If your credit history is not good, you may find it more difficult to secure a mortgage for a buy to sell property. This is true of owning a second property of any type.
Mainstream vs. specialist mortgages
Choosing the right mortgage products depends largely on your circumstances. The most important consideration is how quickly you aim to buy and sell a property. If your target is to achieve a turnaround of a few months, you may need to seek out a more complex product than most mainstream lenders can offer. If, however, you aren’t planning such a fast turnaround, or you would like to live in the property or rent it out, a more standard mortgage product could be a good fit.
Another important factor to consider is the amount of work that needs to be done on the property. If a house has been deemed uninhabitable, the amount of work needed will be extensive. In this case, a specialist mortgage is probably a better option.
Mainstream lenders usually prefer to take on simpler mortgage cases. This way, they can keep their products and fees more consistent and manageable. It works for them, but it means they are often unable to accommodate more complex cases. Specialist lenders are here to plug this hole, and although they are often less well-known, they are no less legitimate or reputable than those better-known mainstream lenders.
Bridging loan, buy-to-let or residential mortgage?
This type of mortgage is ideal for situations where the price a property is on the market at is significantly lower than its potential value. Many houses bought at auction, or those that need a lot of renovation work, are often prime examples of this. A residential mortgage is based on the purchase price, which can restrict the rate. A bridging loan, on the other hand, will consider a property’s potential value.
Bridging loans are designed to enable you to raise the capital you need in days, rather than weeks, so that you can seize an opportunity to buy quickly. In the case of residential mortgages, lenders often need to perform their own valuation of the property, which can cause further delays that often runs into several weeks.
With a bridging loan, you may only need to capital for a few months. It is repaid either upon selling the property or by a residential mortgage upon making the property habitable once again.
Many people who take out a bridging loan have an exit plan prepared. They know the projected timespan of their project, so they know when they will be able to sell or get a residential mortgage on the property. Closed bridging loans have a predetermined end time, while others are more open-ended and flexible.
As they are more versatile, bridging loans usually have a higher interest rate than BTL or residential mortgages, though it will be paid over a much shorter period.
Buy-to-let (BTL) mortgages
A Buy-to-Let mortgage is a good choice for investors who want a quick purchase but don’t plan to live in the property themselves. The property in question must be habitable but, unlike with a residential mortgage, you will not be living in the property once the purchase is complete. With a Buy-to-Let mortgage, the interest rate will be lower than with a bridging product, but you will have less flexibility and it can be expensive to set up and exit from. Early repayment charges (ERCs) mean they aren’t usually viable for getting out of quickly, so you should consider your plans carefully, particularly if you plan on selling the property in the near future.

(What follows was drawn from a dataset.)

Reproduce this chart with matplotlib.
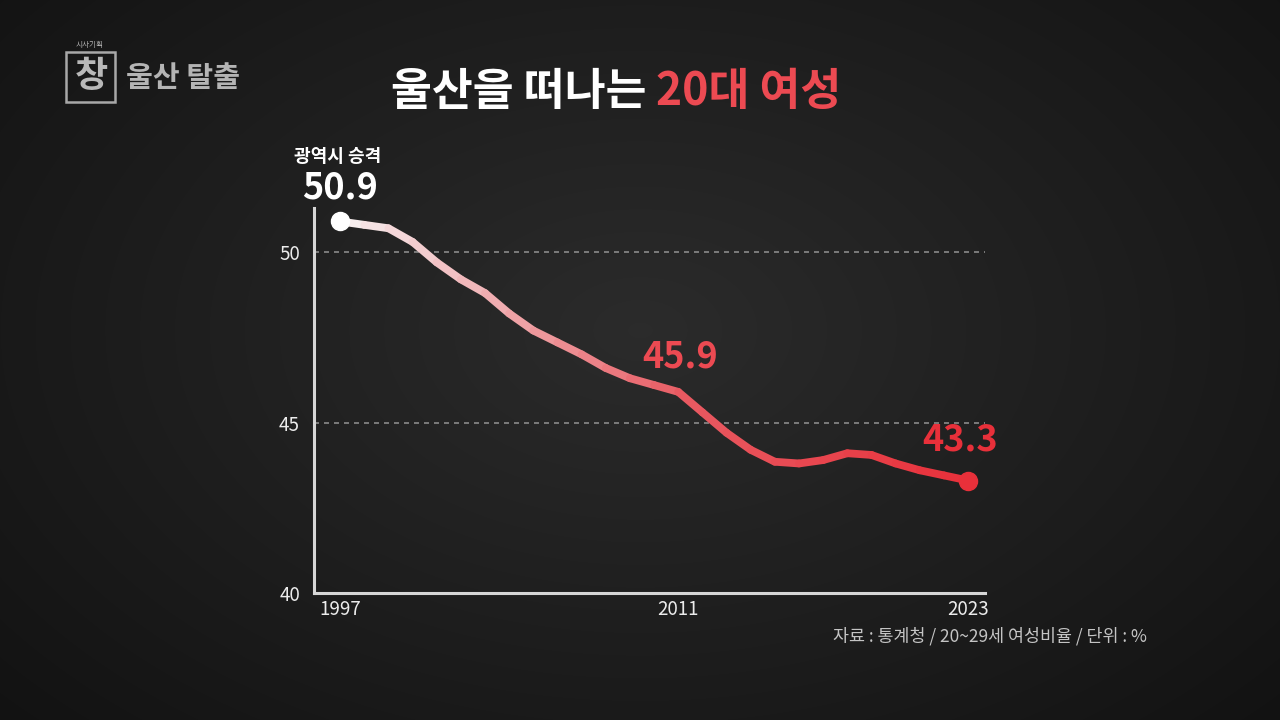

When you need to buy quickly, some residential mortgage options can be worth considering. If the property is habitable, and you plan to live there when the purchase is completed, a residential mortgage might be suitable. The benefit of a residential mortgage is that lenders can provide a decision in principle. This gives you a good idea of what you can afford if you plan to buy at auction. For properties that aren’t immediately habitable, a specialist mortgage like a bridging loan is likely to be a better choice. And if you aren’t moving in, a buy to let mortgage could be the right choice. Again, a key consideration is how quickly you wish to sell.